What’s the Google Algorithm?
The Google Algorithm is a formula via which webpages are judged and sorted according to a given search term. Its precise composition is a closely guarded secret. In practice, what we call ‘The Google Algorithm’ is actually a whole bundle of programs designed to deliver on Google’s objective – which is to unite Google users with the content that they’re looking for, and thereby secure revenue from advertisers.
How are sites judged?
Unlike past updates to the algorithm, this one focusses on user experience. You might think of UX as a subjective thing, but there are actually a few quantifiable factors which will be used to determine it. The quality of a given page will be driven by a trio of new metrics. These are:
Largest Contentful Paint – which is a measure of how quickly the largest element is rendered.

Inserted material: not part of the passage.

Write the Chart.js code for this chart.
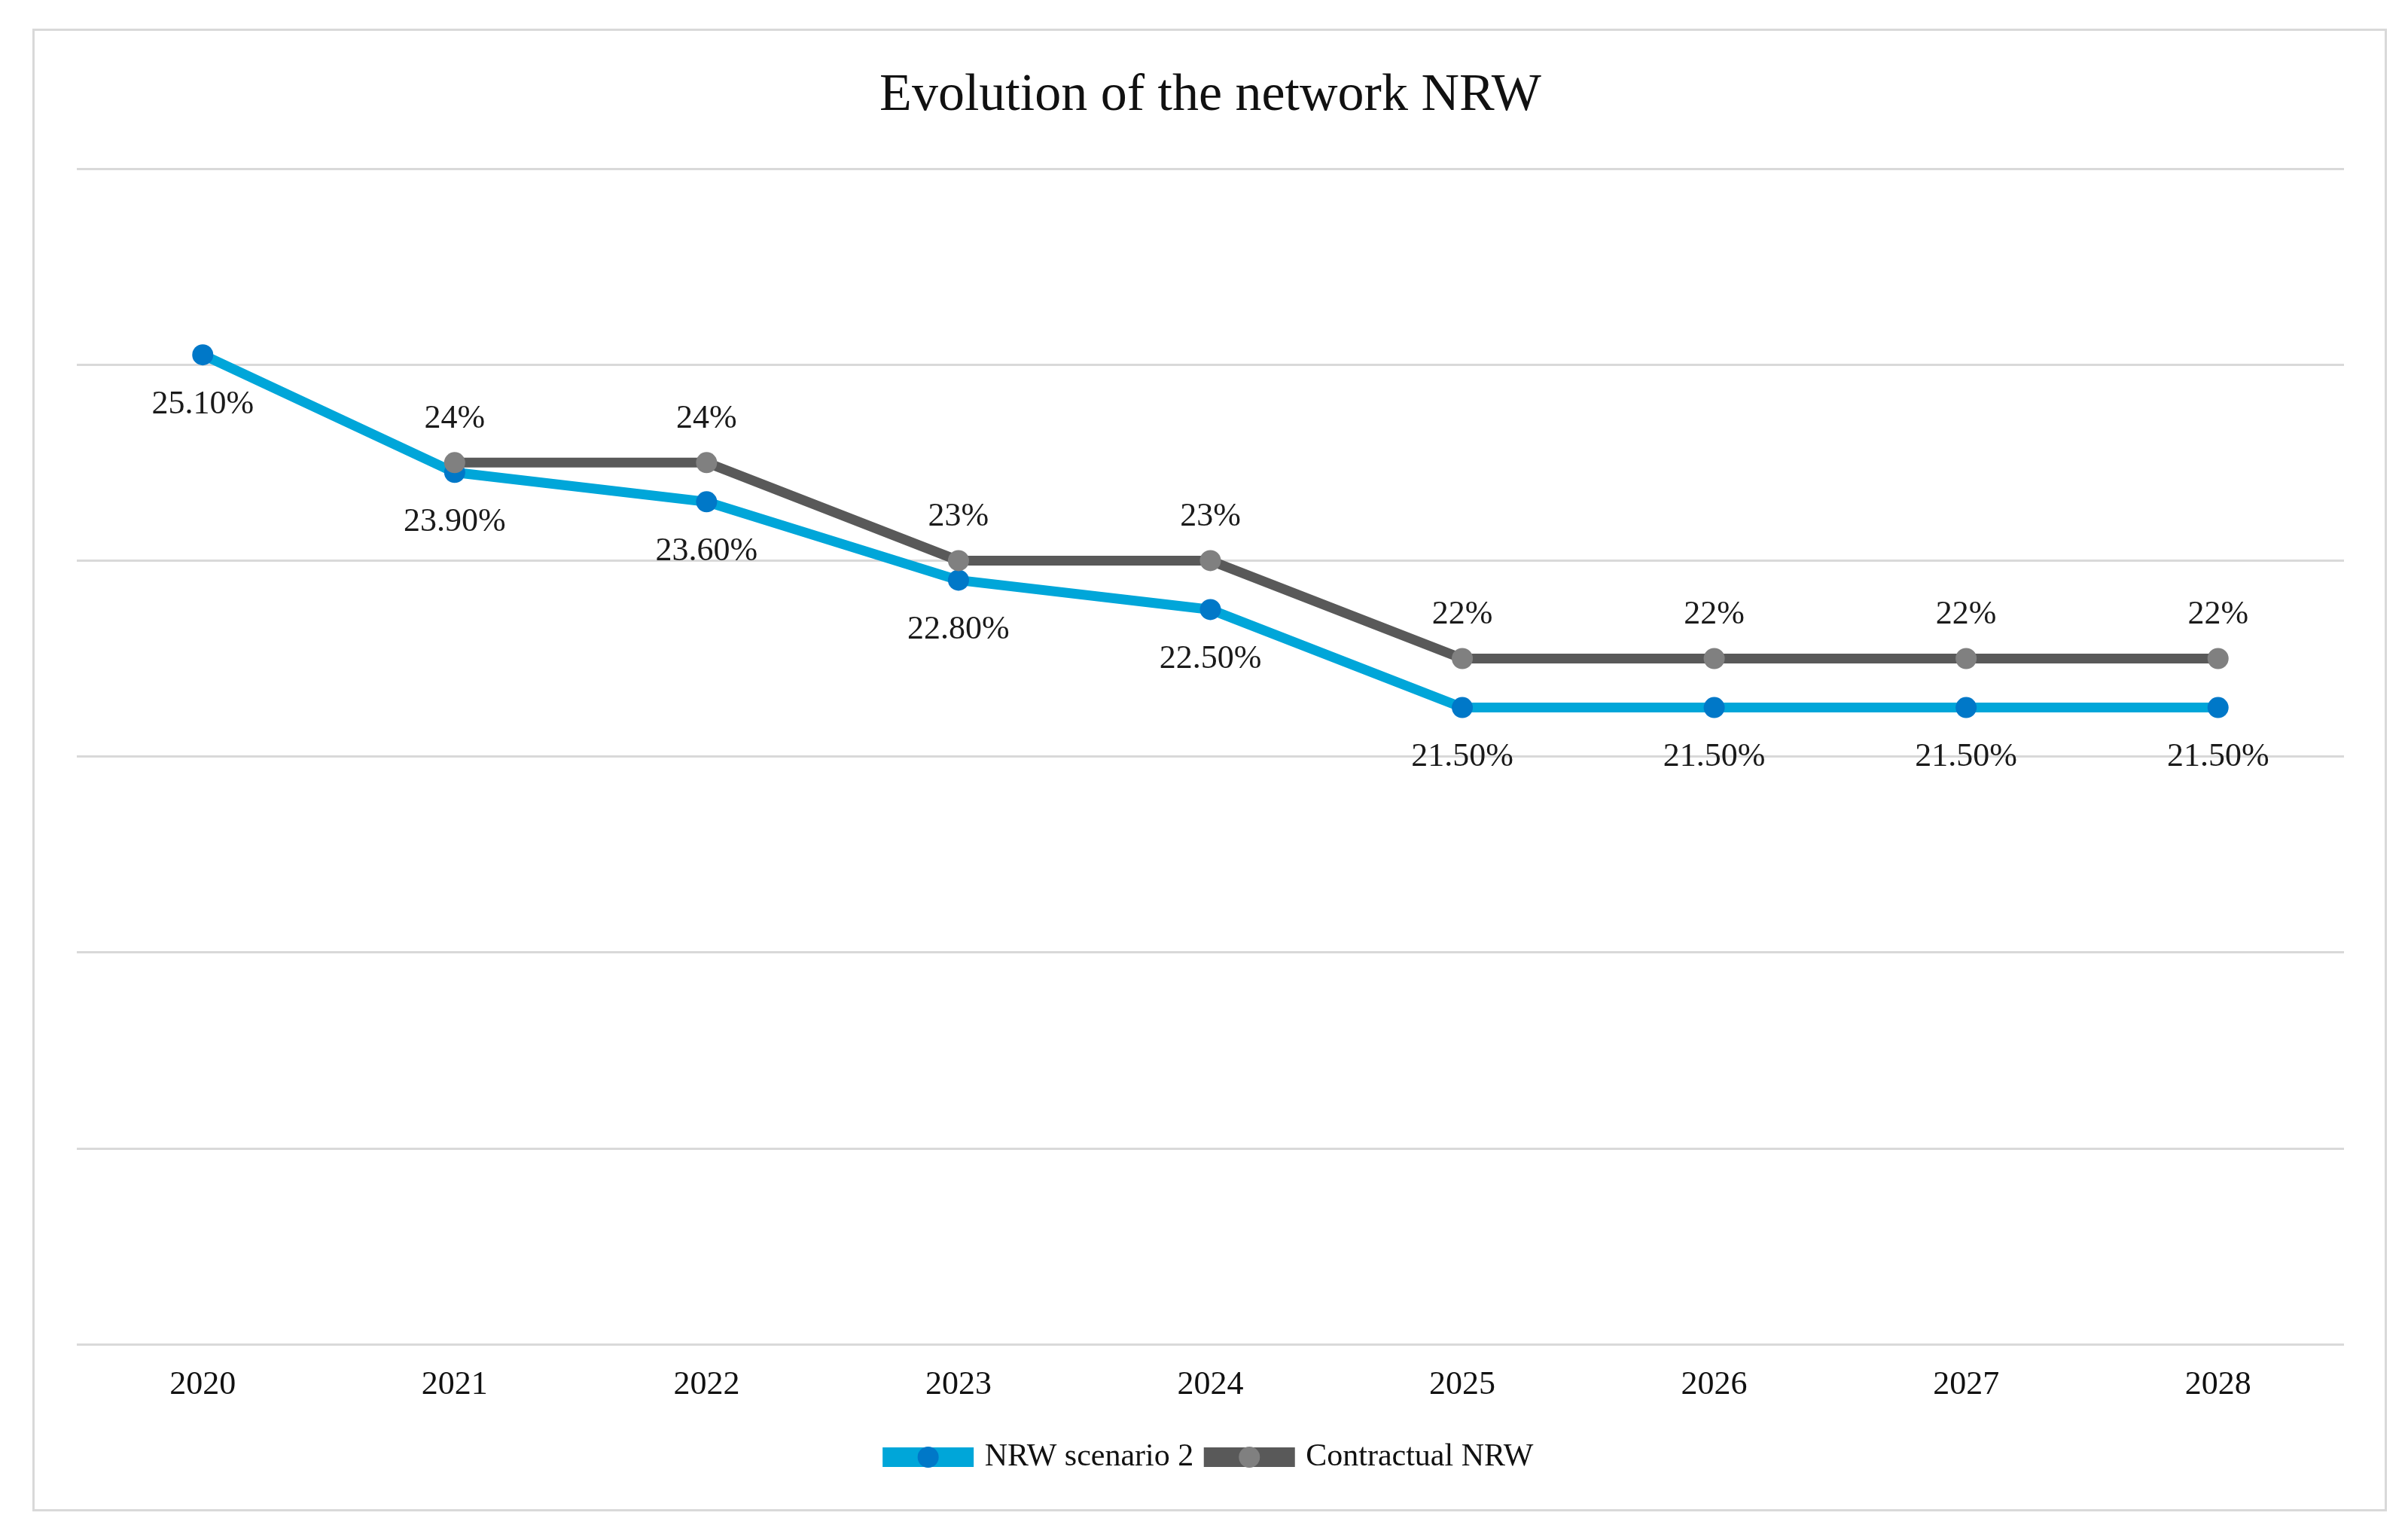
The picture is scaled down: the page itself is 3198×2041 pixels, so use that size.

First Input Delay – this measures the disparity between user input and response from the browser
Cumulative Layout Shift – this measures the degree to which page elements move around thanks to incomplete loading.
What should Business do?
If you’re running an existing e-commerce venture, there are a few areas to focus on:
More than half of all web traffic comes through mobile devices. If the mobile versions of your site aren’t able to load promptly, they’ll therefore be at a significant disadvantage relative to pages that do. This has always been the case, to an extent, thanks to Google’s habit of punishing high ‘bounce rates’. With these UX-centred metrics being brought in, this consideration will only become more important.
Focus on Existing Customers
One consequence of the update is that new customers will find it more difficult to find your website. This makes it especially important to nurture your existing customer base. Give them a reason to keep coming back, through a loyalty program, and other such incentives.
Keep Everything Encrypted
Increasingly, non-encrypted pages will find themselves penalised by Google. A Secure Sockets Layer certificate is what ensures that data submitted by the user cannot be intercepted by third parties – Google, along with most major browsers, will flag sites which lack certification, vastly reducing the traffic they’re able to bring in. For e-commerce businesses, which rely on visitors feeling comfortable in submitting sensitive data, this is a major problem.